Hi, my name is Hironori Sakai. I am a machine learning engineer living in Munich, Germany.
I have a passion for advanced analysis and MLOps. Applying advanced analysis methods, we can gain deep insights in a data. Applying MLOps methods, we can convert the gained insights into business values in a scalable fashion. I look at these two fields as a connected large field and propose an end-to-end solution for a data product.
My former profession was a researcher. After I received my PhD in Mathematics in 2009, I researched mathematics as a researcher in Taiwan (NCKU) and Germany (Max Planck Institute for Mathematics and Uni Muenster). After that I chose a career in data science, because I can apply my expertise, Mathematics, to a real problem in data science and I like software development.

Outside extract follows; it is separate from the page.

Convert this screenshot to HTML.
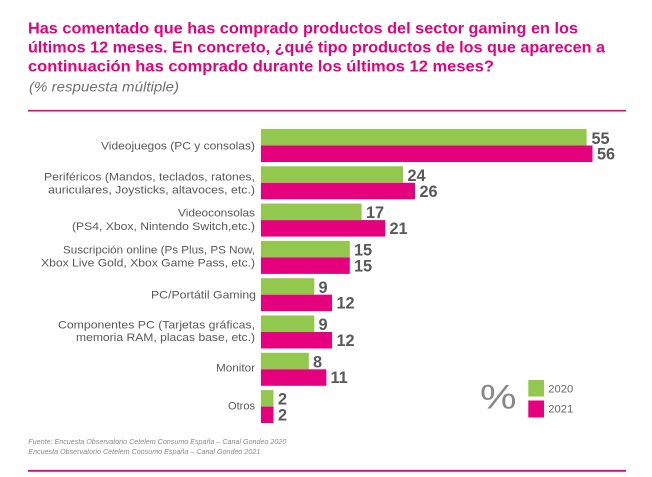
<!DOCTYPE html>
<html><head><meta charset="utf-8"><style>
html,body{margin:0;padding:0;background:#fff;}
svg{display:block;}
</style></head><body>
<svg width="652" height="477" viewBox="0 0 652 477" xmlns="http://www.w3.org/2000/svg" font-family="'Liberation Sans', Arial, sans-serif">
<rect width="652" height="477" fill="#fff"/>
<g fill="#E5007E" font-weight="bold" font-size="15.5">
<text x="28" y="33.3" textLength="550" lengthAdjust="spacingAndGlyphs">Has comentado que has comprado productos del sector gaming en los</text>
<text x="28" y="52.5" textLength="577" lengthAdjust="spacingAndGlyphs">últimos 12 meses.  En concreto, ¿qué tipo productos de los que aparecen a</text>
<text x="28" y="71.3" textLength="466" lengthAdjust="spacingAndGlyphs">continuación has comprado durante los últimos 12 meses?</text>
</g>
<text x="29" y="91.5" font-size="14" font-style="italic" fill="#707070" textLength="150" lengthAdjust="spacingAndGlyphs">(% respuesta múltiple)</text>
<line x1="28" y1="110.7" x2="626" y2="110.7" stroke="#E5007E" stroke-width="1.7"/>

<!-- bars -->
<g>
<rect x="261" y="129" width="325.6" height="16.5" fill="#92C84E"/>
<rect x="261" y="145.5" width="331.5" height="16.5" fill="#E5007E"/>
<rect x="261" y="166.3" width="142" height="16.5" fill="#92C84E"/>
<rect x="261" y="182.8" width="154" height="16.5" fill="#E5007E"/>
<rect x="261" y="203.6" width="100.6" height="16.5" fill="#92C84E"/>
<rect x="261" y="220.1" width="124.3" height="16.5" fill="#E5007E"/>
<rect x="261" y="240.9" width="88.8" height="16.5" fill="#92C84E"/>
<rect x="261" y="257.4" width="88.8" height="16.5" fill="#E5007E"/>
<rect x="261" y="278.2" width="53.3" height="16.5" fill="#92C84E"/>
<rect x="261" y="294.7" width="71" height="16.5" fill="#E5007E"/>
<rect x="261" y="315.5" width="53.3" height="16.5" fill="#92C84E"/>
<rect x="261" y="332" width="71" height="16.5" fill="#E5007E"/>
<rect x="261" y="352.8" width="47.8" height="16.5" fill="#92C84E"/>
<rect x="261" y="369.3" width="65.3" height="16.5" fill="#E5007E"/>
<rect x="261" y="390.1" width="12.5" height="16.5" fill="#92C84E"/>
<rect x="261" y="406.6" width="12.5" height="16.5" fill="#E5007E"/>
</g>

<!-- values -->
<g fill="#595959" font-weight="bold" font-size="16.3">
<text x="591.5" y="144">55</text>
<text x="597" y="159.5">56</text>
<text x="407.5" y="181">24</text>
<text x="419.5" y="196.8">26</text>
<text x="366" y="218.2">17</text>
<text x="389.5" y="234">21</text>
<text x="354" y="255.5">15</text>
<text x="354" y="271.3">15</text>
<text x="318.5" y="292.8">9</text>
<text x="336.5" y="308.6">12</text>
<text x="318.5" y="330.1">9</text>
<text x="336.5" y="345.9">12</text>
<text x="313" y="367.4">8</text>
<text x="330.5" y="383.2">11</text>
<text x="278" y="404.7">2</text>
<text x="278" y="420.5">2</text>
</g>

<!-- category labels -->
<g fill="#595959" font-size="11.2" text-anchor="end">
<text x="255" y="149.3" textLength="154" lengthAdjust="spacingAndGlyphs">Videojuegos (PC y consolas)</text>
<text x="255" y="180.7" textLength="211" lengthAdjust="spacingAndGlyphs">Periféricos (Mandos, teclados, ratones,</text>
<text x="255" y="193.3" textLength="207" lengthAdjust="spacingAndGlyphs">auriculares, Joysticks, altavoces, etc.)</text>
<text x="255" y="216.7" textLength="77" lengthAdjust="spacingAndGlyphs">Videoconsolas</text>
<text x="255" y="230" textLength="183" lengthAdjust="spacingAndGlyphs">(PS4, Xbox, Nintendo Switch,etc.)</text>
<text x="255" y="253.3" textLength="192" lengthAdjust="spacingAndGlyphs">Suscripción online (Ps Plus, PS Now,</text>
<text x="255" y="266.7" textLength="214" lengthAdjust="spacingAndGlyphs">Xbox Live Gold, Xbox Game Pass, etc.)</text>
<text x="256" y="298.3" textLength="105" lengthAdjust="spacingAndGlyphs">PC/Portátil Gaming</text>
<text x="255" y="328.3" textLength="197" lengthAdjust="spacingAndGlyphs">Componentes PC (Tarjetas gráficas,</text>
<text x="255" y="341" textLength="179" lengthAdjust="spacingAndGlyphs">memoria RAM, placas base, etc.)</text>
<text x="255" y="371.7" textLength="39" lengthAdjust="spacingAndGlyphs">Monitor</text>
<text x="255" y="409.3" textLength="27" lengthAdjust="spacingAndGlyphs">Otros</text>
</g>

<!-- legend -->
<text x="480" y="408.5" font-size="34" fill="#888" textLength="36.5" lengthAdjust="spacingAndGlyphs">%</text>
<rect x="528.3" y="380" width="15.7" height="16.5" fill="#92C84E"/>
<rect x="528.3" y="400.5" width="15.7" height="17" fill="#E5007E"/>
<text x="548.3" y="392.7" font-size="11" fill="#666" textLength="25" lengthAdjust="spacingAndGlyphs">2020</text>
<text x="548.3" y="412.7" font-size="11" fill="#666" textLength="25" lengthAdjust="spacingAndGlyphs">2021</text>

<!-- source -->
<g fill="#8a8a8a" font-size="7.6" font-style="italic">
<text x="28.3" y="444" textLength="258" lengthAdjust="spacingAndGlyphs">Fuente: Encuesta Observatorio Cetelem Consumo España – Canal Gondeo 2020</text>
<text x="28.3" y="454" textLength="232" lengthAdjust="spacingAndGlyphs">Encuesta Observatorio Cetelem Consumo España – Canal Gondeo 2021</text>
</g>
<line x1="28" y1="470.8" x2="626" y2="470.8" stroke="#E5007E" stroke-width="1.8"/>
</svg>
</body></html>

I am currently working as a Data Engineer/Machine Learning Engineer at gutefrage.net GmbH.
Because I have experience in front-end (analysis, modeling, reporting) and back-end (data engineering, software development) in data science, I describe myself as a full stack data scientist.
I do descriptive analysis, which is the most important type of analysis. But beyond that I tackle a complicated problem which we need statistical method, machine learning or deep learning. My main programming language is Python, while I have a hands-on experience in R, as well. I use scikit-learn and pandas for my daily business. I also create a deep learning model with PyTorch (or TensorFlow) especially for text classification. My favorite visualization library is Altair and I use Streamlit for dashboards personally.
An RDBMS is a comfortable data storage for me, but Spark cluster is one of my favorite environments, because it allows me to do a complicated analysis of big data. For data processing I use PySpark as well as Spark with Scala.
MLOps is DevOps for data science: a set of practices that combines data science and IT operations. MLOps is a key concept for an effective and efficient data science project. Git, Poetry, DVC, Docker and CI/CD pipeline (Jenkins, AWS CodeBuild) are in my MLOps toolbox.